Seniorzy zatańczyli poloneza
Punktualnie o godzinie 13:00 plac Narutowicza wypełnił się odświętnie ubranymi studentami UTW, którzy przygotowali dla publiczności niespodziankę. Z głośników wybrzmiała bowiem wszystkim znana melodia poloneza, a seniorzy ruszyli w uroczystym tańcu.Panie zaprezentowały się w biało czarnych strojach. Panowie postanowili na tę okazję założyć również garnitury. W układzie, który ćwiczyli już od pewnego czasu nie zabrakło klasycznych przejść i figur.
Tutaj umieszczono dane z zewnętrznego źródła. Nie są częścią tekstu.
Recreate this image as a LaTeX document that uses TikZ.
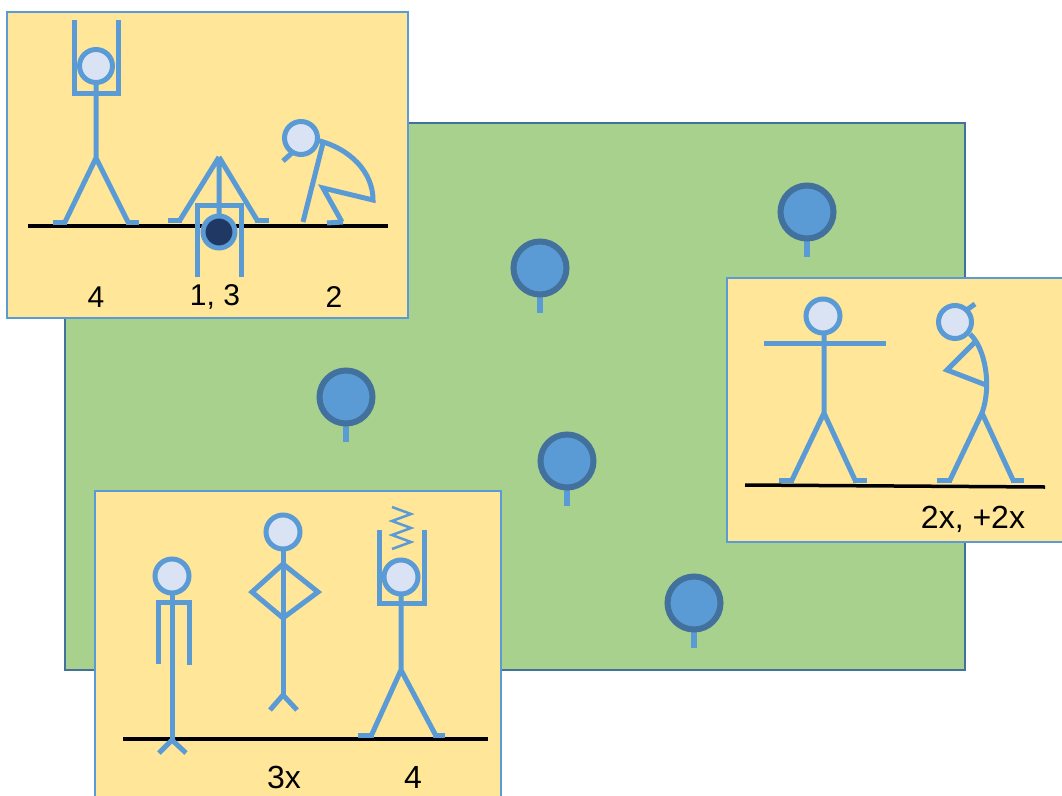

Najpiękniejszy był jednak uśmiech, który gościł na twarzach tancerzy.
Na zakończenie występu uczestnicy tanecznym krokiem ruszyli do budynku MCK PGE Gigantów Mocy, gdzie odbyła się dalsza część zakończenia roku. Warto również dodać, że nie jest to pierwszy polonez odtańczony na ulicach Bełchatowa. Przed mieszkańcami zaprezentowali się również uczniowie III LO im. Adama Mickiewicza.
Zakończenie roku UTW w Bełchatowie
Akademia była okazją do wręczenia słuchaczom pamiątkowych dyplomów oznaczających „promocje” na kolejny rok nauki. Nie zabrakło również chwili na wspomnienia wszystkiego, co działo się w roku akademickim 2024/2025, a było tego naprawdę dużo.Słuchacze, których było aż 409 mogli skorzystać z 17 form zajęć stałych. Wśród nich były m.in. informatyka, języki obce, zajęcia sportowe w postaci basenu, pilatesu czy też jogi. Seniorzy ochoczo próbowali swoich sił w sekcji tanecznej, teatralnej i artystycznej. Dla studentów tak bogata oferta była zachętą do rozwoju i próbowania nowych pasji.
– Bardzo się cieszę, że mogę studiować na Uniwersytecie Trzeciego Wieku. Robimy tutaj tak fantastyczne rzeczy. Chór, zajęcia sportowe, w zasadzie pełna gama. Zresztą emerytura to świetny czas, wcześniej nie miałem lepszego. Dopiero teraz mam tak naprawdę czas na wszystko, dla siebie. Nie muszę wcześnie wstawać do pracy, mam spokojną głowę. Mogę więc całkowicie poświęcić się spełnianiu swoich marzeń. Polecam Uniwersytet każdemu – tłumaczy pan Adam, student UTW.
Zajęcia na uniwersytecie poleciła również inna studentka. Pani Barbara zaznaczyła też, jak dobre relacje łączą ją z innymi uczestnikami.
– Ja również polecam każdemu nasz uniwersytet. Ze wszystkich naszych tegorocznych projektów chyba najbardziej podobało mi się przedstawienie „Stacja PRL”. Kosztowało nas ono wiele pracy, ale efekt przeszedł najśmielsze oczekiwania. Oprócz tego bardzo się zjednoczyliśmy. Można powiedzieć, że jesteśmy jedną, wielką rodziną. Mogę wręcz powiedzieć, że Uniwersytet Trzeciego Wieku to całe moje życie. Mogłabym tu spędzać i wieczory i ranki – dodaje pani Barbara, również studentka UTW.